>> Begin
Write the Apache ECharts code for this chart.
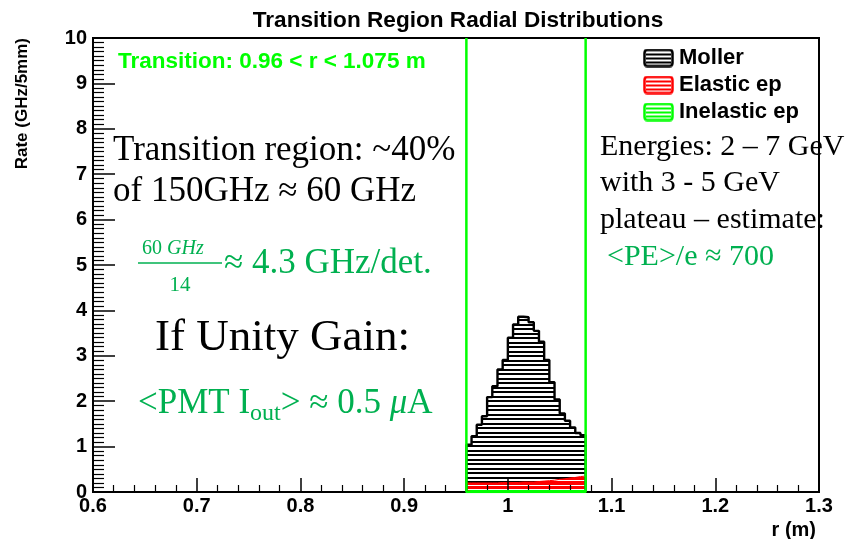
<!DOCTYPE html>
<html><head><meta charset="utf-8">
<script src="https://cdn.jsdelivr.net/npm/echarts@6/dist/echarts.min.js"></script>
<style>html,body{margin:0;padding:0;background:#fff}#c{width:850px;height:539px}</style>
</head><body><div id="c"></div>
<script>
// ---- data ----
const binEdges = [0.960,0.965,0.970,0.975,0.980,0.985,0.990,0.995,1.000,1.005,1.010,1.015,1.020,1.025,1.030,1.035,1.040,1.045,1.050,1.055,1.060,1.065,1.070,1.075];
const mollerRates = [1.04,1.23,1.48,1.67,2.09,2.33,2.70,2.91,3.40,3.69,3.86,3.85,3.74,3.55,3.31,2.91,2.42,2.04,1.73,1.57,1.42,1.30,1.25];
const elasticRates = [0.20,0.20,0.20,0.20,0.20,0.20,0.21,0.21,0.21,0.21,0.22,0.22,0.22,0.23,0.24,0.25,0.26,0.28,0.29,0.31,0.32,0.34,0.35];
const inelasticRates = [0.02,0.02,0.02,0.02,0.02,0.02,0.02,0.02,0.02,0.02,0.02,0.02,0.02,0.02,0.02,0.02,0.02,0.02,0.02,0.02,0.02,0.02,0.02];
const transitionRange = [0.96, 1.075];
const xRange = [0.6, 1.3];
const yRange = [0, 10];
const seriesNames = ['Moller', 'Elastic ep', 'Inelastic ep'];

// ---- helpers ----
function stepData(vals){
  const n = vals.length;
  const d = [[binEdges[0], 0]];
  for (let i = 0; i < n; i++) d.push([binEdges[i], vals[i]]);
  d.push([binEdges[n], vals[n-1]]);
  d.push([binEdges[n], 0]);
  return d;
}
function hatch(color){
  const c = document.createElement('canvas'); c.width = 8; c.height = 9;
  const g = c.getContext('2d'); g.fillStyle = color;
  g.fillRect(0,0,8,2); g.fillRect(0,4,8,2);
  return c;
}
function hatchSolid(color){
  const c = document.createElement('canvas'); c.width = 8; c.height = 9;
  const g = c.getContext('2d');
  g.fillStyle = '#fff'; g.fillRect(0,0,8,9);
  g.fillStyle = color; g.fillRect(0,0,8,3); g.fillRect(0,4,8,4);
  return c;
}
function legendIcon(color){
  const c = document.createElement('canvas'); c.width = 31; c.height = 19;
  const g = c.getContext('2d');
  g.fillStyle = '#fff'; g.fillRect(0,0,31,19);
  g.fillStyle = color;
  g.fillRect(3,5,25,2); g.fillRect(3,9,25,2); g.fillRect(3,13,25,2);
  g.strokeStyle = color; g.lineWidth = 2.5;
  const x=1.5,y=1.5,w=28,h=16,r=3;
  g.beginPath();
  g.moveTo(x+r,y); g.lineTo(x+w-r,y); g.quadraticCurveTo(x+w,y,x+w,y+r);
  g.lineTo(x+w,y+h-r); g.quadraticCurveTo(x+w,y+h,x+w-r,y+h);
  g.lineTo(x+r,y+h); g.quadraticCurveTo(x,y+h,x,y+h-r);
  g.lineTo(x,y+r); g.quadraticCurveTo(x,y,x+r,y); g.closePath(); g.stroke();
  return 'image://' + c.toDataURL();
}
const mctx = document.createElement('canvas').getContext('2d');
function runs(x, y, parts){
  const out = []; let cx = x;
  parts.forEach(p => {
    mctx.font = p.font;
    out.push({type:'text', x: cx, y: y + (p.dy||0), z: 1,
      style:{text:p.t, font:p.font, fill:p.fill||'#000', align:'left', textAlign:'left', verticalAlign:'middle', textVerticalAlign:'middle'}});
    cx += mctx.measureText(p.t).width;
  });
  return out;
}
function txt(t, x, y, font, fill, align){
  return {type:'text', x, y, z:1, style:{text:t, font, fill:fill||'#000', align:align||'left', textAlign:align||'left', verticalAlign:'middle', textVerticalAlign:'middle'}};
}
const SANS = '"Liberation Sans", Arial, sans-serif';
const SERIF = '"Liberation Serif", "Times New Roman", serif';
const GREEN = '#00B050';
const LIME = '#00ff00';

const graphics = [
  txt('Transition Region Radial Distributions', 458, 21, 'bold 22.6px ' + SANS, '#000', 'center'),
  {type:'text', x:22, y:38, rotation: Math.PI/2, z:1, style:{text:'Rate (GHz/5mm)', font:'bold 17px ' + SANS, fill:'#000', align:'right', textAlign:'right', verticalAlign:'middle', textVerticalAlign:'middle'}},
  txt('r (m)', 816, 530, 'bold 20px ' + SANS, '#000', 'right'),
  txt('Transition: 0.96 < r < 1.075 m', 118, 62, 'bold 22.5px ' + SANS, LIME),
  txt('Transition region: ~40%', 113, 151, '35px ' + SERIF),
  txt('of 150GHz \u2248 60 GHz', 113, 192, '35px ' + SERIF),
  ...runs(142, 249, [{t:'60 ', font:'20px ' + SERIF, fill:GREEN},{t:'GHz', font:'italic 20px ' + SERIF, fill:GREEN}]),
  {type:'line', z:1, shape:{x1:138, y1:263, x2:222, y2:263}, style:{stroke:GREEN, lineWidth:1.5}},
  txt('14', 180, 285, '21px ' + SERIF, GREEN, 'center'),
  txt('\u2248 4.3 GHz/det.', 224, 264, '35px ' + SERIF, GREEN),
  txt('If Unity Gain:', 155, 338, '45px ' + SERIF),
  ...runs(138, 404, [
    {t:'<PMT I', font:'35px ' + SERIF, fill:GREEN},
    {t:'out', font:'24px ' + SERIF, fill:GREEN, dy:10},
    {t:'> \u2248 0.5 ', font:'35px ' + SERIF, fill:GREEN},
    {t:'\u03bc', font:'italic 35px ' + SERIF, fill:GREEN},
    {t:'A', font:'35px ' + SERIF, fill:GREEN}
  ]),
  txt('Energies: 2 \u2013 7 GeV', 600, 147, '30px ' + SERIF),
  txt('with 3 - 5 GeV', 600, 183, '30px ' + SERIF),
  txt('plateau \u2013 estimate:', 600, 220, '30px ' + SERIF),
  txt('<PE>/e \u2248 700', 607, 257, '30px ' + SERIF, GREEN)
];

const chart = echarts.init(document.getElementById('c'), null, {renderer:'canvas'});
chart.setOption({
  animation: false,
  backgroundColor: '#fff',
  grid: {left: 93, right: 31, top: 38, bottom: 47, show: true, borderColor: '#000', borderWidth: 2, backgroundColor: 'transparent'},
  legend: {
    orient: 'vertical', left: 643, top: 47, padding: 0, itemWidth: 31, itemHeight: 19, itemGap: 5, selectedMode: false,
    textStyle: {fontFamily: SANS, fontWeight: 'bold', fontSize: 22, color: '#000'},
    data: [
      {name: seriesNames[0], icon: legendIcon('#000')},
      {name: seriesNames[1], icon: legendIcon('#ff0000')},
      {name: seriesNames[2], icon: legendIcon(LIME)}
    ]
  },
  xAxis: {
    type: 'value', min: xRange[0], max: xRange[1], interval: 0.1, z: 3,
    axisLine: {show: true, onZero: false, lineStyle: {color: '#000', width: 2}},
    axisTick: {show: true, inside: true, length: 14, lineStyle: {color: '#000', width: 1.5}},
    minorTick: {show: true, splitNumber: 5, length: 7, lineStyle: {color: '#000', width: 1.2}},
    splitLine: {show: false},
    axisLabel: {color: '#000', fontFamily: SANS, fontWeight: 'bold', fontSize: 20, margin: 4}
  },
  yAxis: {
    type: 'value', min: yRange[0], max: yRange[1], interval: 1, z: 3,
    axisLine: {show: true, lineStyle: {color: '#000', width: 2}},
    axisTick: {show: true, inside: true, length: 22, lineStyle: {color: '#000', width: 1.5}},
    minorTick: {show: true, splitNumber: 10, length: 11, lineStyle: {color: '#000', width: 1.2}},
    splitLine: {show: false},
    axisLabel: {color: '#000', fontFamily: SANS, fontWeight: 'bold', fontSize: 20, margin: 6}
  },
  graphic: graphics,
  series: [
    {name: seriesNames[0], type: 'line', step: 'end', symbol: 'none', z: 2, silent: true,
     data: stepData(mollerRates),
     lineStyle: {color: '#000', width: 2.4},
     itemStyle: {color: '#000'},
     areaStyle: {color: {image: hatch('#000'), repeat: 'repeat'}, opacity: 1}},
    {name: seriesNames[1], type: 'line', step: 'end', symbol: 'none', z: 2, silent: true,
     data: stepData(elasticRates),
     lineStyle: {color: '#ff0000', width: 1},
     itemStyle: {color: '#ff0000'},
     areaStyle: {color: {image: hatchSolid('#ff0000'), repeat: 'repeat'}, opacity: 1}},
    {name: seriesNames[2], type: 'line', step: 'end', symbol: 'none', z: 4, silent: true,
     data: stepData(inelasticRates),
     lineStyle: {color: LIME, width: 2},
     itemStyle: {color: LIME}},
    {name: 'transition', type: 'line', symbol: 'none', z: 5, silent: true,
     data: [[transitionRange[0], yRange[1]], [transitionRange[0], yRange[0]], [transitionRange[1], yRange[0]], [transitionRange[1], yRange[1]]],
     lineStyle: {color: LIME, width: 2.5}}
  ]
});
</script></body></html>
>> End
EXERCISE INSTRUCTIONS
Copy nothing but the lines from the first one in the listing through the line with "const seriesNames = ['Moller', 'Elastic", and omit the pictures.

EXPECTED ANSWER
Write the Apache ECharts code for this chart.
<!DOCTYPE html>
<html><head><meta charset="utf-8">
<script src="https://cdn.jsdelivr.net/npm/echarts@6/dist/echarts.min.js"></script>
<style>html,body{margin:0;padding:0;background:#fff}#c{width:850px;height:539px}</style>
</head><body><div id="c"></div>
<script>
// ---- data ----
const binEdges = [0.960,0.965,0.970,0.975,0.980,0.985,0.990,0.995,1.000,1.005,1.010,1.015,1.020,1.025,1.030,1.035,1.040,1.045,1.050,1.055,1.060,1.065,1.070,1.075];
const mollerRates = [1.04,1.23,1.48,1.67,2.09,2.33,2.70,2.91,3.40,3.69,3.86,3.85,3.74,3.55,3.31,2.91,2.42,2.04,1.73,1.57,1.42,1.30,1.25];
const elasticRates = [0.20,0.20,0.20,0.20,0.20,0.20,0.21,0.21,0.21,0.21,0.22,0.22,0.22,0.23,0.24,0.25,0.26,0.28,0.29,0.31,0.32,0.34,0.35];
const inelasticRates = [0.02,0.02,0.02,0.02,0.02,0.02,0.02,0.02,0.02,0.02,0.02,0.02,0.02,0.02,0.02,0.02,0.02,0.02,0.02,0.02,0.02,0.02,0.02];
const transitionRange = [0.96, 1.075];
const xRange = [0.6, 1.3];
const yRange = [0, 10];
const seriesNames = ['Moller', 'Elastic ep', 'Inelastic ep'];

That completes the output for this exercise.